Fleet Street’s maiden aunts

Peter Wilby, writing in the New Statesman, has picked up on my rant about why young people don’t like newspapers — and taken the argument a useful step further. Here’s part of what he says:

Newspapers have never been good at picking up and responding positively to major social and cultural shifts

The Observer’s internet columnist John Naughton spoke the truth to the Society of Editors annual conference in Glasgow this month. Young people aren’t buying newspapers, he said, because the press portrays them as “hateful, spiteful, antisocial” criminals. To that, I would add that newspapers portray the schools, colleges and universities young people attend as incompetent and ill-disciplined. With standards plummeting, according to the press, A-levels and degrees aren’t worth the paper they’re written on. Half the courses are in joke subjects.

School leavers are illiterate and unemployable. The only decent young people, apart from soldiers, are those killed or beaten up by the savage creatures who make up most of their peer group.
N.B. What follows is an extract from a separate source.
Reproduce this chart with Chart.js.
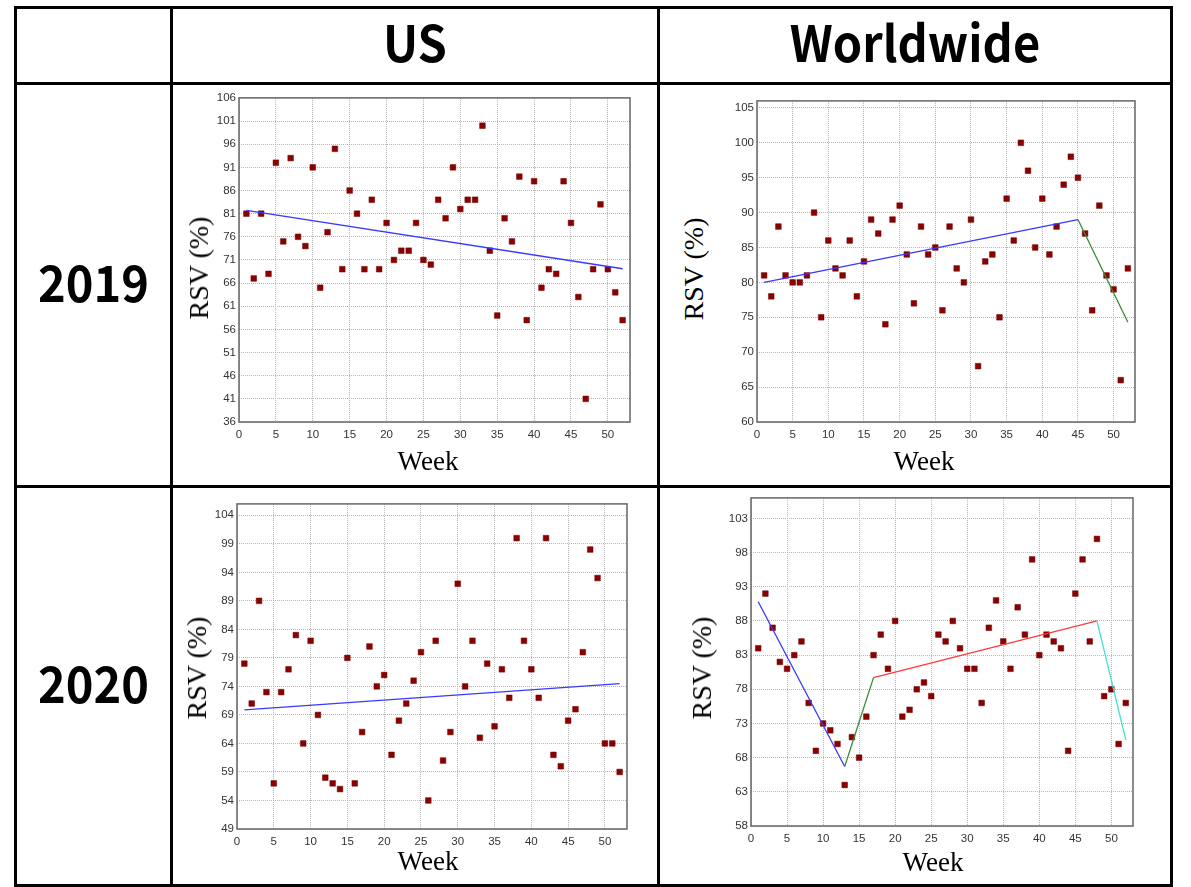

Then there’s drugs and sex. You will find lots of pieces discussing the pros and cons of tobacco and alcohol, but cannabis and ecstasy are simply damned without reservation. Evidence that anybody under 18 is even thinking about sex – or being encouraged by teachers to do so – is taken as a sure sign of social disintegration. As for fellatio, news editors probably think it sends you blind.

A handful of columnists, such as the Independent’s Johann Hari and Catherine Townsend and the London Evening Standard’s Laura Topham, give an authentic hint of young people’s attitudes and daily lives. But they are lone voices among what resembles a chorus of maiden aunts, circa 1953…

Great stuff. Thanks to Roy Greenslade for the link.